I’m glad that your vision came true. My son and I have some similarities with you and the Heir. I’m proud that you “get” your son. I’m working hard to do the same.
I’ve got two words for you Heather: PUBLISH THIS.
Ever read Brain, Child magazine? This post reminds me of some of the articles I’ve read in there.
My Goodness.
That is wonderful.
All of it.
You, him…the way you handled the situation…I envy you. Your strength and love for him.
Your understanding of that little man is a bond no one can ever break.
I’m so glad you enjoyed your time!!! You deserve that.
I’ve never heard of a limpet either.
The Heir is beyond brilliant.
What a wonderful ending!
That is great that the two of you have something you can bond over and are close enough to his interest to be able to do so.
You took control of a tough situation, and turned the day into a success…glad it ended up being a good experience for both of you!
I don’t know what your backstory of family support issues is, but just let me tell you that I think you are a fabulous mother. This story is proof.
You know your son.
You know what he needs.
He has all that he needs in you.
And yet you know when you need help yourself. In order to help him. And you.

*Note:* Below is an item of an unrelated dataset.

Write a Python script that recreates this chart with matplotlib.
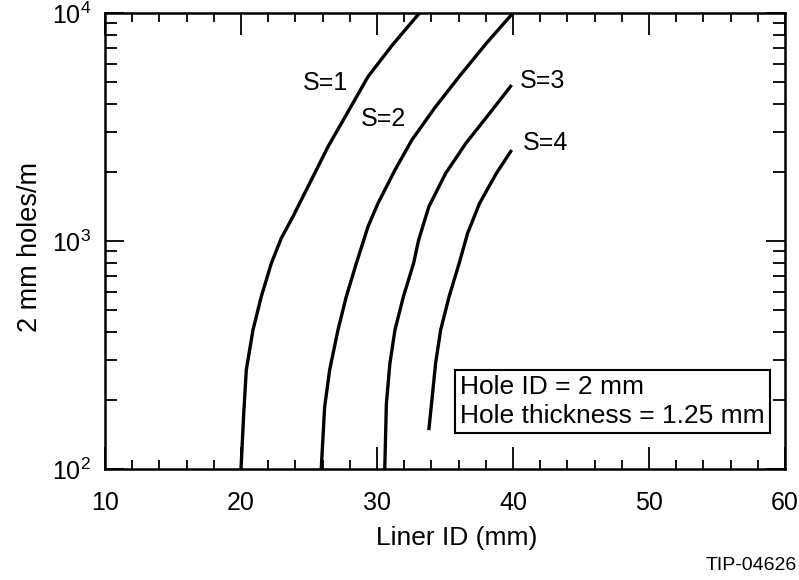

I am continually impressed.
*tear* I’d take you as my mom anytime. Although my sea knowledge is vastly limited.
You’ve been nominated!!!!by Me….
http://princesstinkfoot.blogspot.com/2007/07/ppa.html
Sometimes it’s just plain hard to be so much smarter than everyone else.
Sounds like you handled it just beautifully.
So glad you got to enjoy the ocean together.
This post feels eerily like a page from my future.
Janet sent me here.
I’m so glad she did.
Beautiful.
This is a wonderful post! I really enjoyed reading it.
Ooooh! Don’t know how I missed this post- but it’s great! You are a wonderful mom- and my neighbor is a marine scientist at “the island” so I could try to get the heir some better info…
Hopping over (not for the 1st time, tho) from Janet (the blogger formerly known as “aka Wonder Mom”) after her nomination of this for A Perfect Post Award. I agree with her. It’s perfect.
Stinkerbell, Lucky, my mom and I visited that Sea Lab Sunday. And while I enjoyed that it was small enough to let Stinkerbell run around free a little and explore on her own and not crowded, it wasn’t impressive in any other way. The horseshoe crabs were “resting” and we couldn’t see or touch them. There was not a single! person working to answer questions, etc. There was a gal taking the admission fees and a gal working in the gift shop.
I guess you get what you pay for, huh?
Anyway, I’m glad you and The Heir were able to turn the trip around and make some beautiful memories. That’s what matters most.